### Extracted records
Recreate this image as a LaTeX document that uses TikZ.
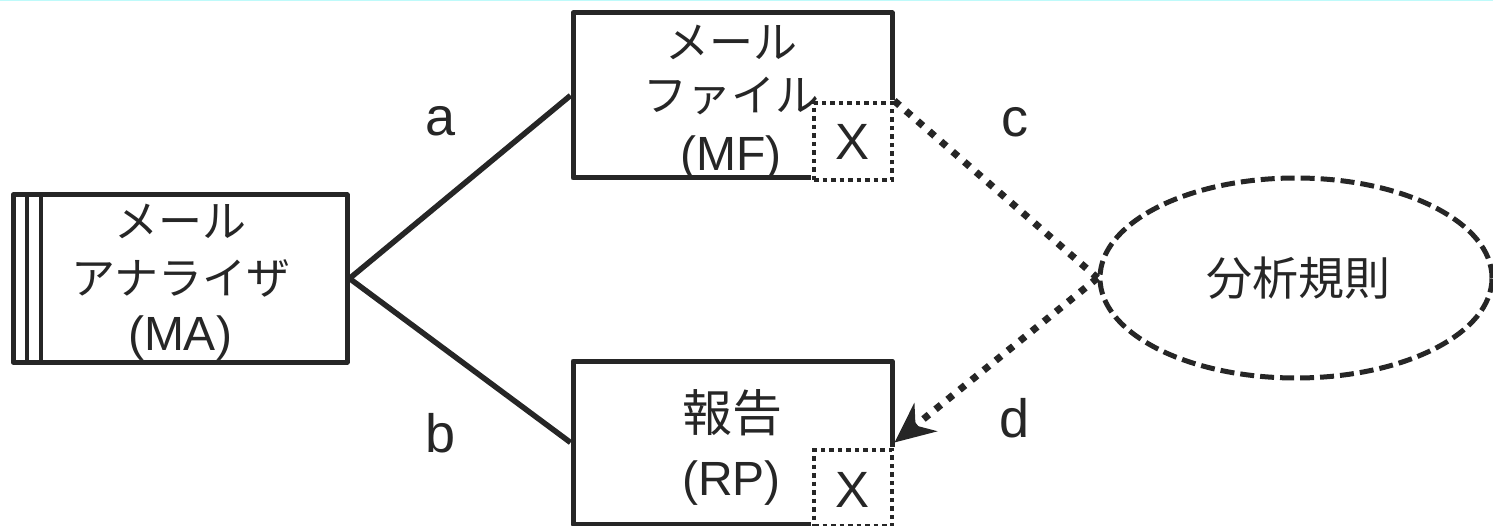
* * *
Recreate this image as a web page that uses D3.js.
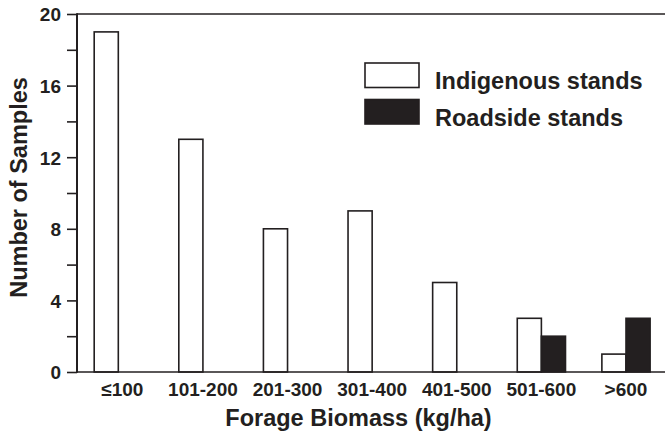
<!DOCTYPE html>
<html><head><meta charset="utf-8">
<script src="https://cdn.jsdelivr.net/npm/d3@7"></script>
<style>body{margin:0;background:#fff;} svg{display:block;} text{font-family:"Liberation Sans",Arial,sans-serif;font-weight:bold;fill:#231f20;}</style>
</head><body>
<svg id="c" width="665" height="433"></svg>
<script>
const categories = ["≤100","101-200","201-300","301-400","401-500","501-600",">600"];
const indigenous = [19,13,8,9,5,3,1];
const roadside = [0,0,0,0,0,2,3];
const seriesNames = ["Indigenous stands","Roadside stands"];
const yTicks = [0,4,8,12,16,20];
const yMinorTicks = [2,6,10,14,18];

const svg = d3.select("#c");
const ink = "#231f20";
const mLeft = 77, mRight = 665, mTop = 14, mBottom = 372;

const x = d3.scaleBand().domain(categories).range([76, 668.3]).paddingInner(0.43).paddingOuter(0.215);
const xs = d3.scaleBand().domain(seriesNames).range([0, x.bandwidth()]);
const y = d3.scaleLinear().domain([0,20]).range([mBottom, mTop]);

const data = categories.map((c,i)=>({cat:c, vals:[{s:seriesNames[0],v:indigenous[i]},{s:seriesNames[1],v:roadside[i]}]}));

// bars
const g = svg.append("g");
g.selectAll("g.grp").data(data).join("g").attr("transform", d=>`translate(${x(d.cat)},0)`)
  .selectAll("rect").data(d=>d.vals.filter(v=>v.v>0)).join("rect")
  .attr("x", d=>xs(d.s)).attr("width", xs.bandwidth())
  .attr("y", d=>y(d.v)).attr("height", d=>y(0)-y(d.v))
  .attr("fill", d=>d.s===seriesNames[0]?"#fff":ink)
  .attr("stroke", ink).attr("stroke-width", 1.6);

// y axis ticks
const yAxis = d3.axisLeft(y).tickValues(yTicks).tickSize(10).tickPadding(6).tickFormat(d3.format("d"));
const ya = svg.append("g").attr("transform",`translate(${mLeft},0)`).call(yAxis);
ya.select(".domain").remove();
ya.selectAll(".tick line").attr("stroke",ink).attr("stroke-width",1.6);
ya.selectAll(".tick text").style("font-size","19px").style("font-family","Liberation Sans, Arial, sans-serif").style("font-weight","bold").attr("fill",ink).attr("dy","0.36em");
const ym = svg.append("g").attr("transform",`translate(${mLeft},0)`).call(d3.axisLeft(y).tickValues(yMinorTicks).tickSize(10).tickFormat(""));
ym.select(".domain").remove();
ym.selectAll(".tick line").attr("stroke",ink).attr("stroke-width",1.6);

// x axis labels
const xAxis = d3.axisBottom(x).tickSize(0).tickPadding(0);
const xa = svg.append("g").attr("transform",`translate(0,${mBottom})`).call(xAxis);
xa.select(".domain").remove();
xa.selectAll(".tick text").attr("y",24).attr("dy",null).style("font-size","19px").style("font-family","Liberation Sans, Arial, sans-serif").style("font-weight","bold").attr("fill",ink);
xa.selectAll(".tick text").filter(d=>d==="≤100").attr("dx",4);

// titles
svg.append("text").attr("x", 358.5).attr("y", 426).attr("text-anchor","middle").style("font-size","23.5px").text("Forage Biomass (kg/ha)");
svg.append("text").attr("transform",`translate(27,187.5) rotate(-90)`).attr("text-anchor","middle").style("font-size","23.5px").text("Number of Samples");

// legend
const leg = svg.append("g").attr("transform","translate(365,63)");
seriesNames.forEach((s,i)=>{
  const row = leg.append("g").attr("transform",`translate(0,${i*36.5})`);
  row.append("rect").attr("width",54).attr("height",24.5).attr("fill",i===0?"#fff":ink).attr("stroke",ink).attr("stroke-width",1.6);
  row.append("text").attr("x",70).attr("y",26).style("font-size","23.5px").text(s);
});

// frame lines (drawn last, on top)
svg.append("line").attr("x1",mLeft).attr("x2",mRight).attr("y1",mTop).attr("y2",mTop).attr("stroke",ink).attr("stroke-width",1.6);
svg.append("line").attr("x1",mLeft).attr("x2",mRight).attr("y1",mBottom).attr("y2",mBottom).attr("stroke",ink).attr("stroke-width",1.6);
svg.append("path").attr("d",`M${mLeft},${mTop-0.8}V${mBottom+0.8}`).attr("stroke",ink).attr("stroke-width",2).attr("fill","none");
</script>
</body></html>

### Set task
Above are records with pictures. Reproduce exactly only the lines from the line with "Recreate this image as a web" through the line with "const mLeft = 77, mRight", both ends included, and leave the pictures out.

### Solution for this problem
Recreate this image as a web page that uses D3.js.
<!DOCTYPE html>
<html><head><meta charset="utf-8">
<script src="https://cdn.jsdelivr.net/npm/d3@7"></script>
<style>body{margin:0;background:#fff;} svg{display:block;} text{font-family:"Liberation Sans",Arial,sans-serif;font-weight:bold;fill:#231f20;}</style>
</head><body>
<svg id="c" width="665" height="433"></svg>
<script>
const categories = ["≤100","101-200","201-300","301-400","401-500","501-600",">600"];
const indigenous = [19,13,8,9,5,3,1];
const roadside = [0,0,0,0,0,2,3];
const seriesNames = ["Indigenous stands","Roadside stands"];
const yTicks = [0,4,8,12,16,20];
const yMinorTicks = [2,6,10,14,18];

const svg = d3.select("#c");
const ink = "#231f20";
const mLeft = 77, mRight = 665, mTop = 14, mBottom = 372;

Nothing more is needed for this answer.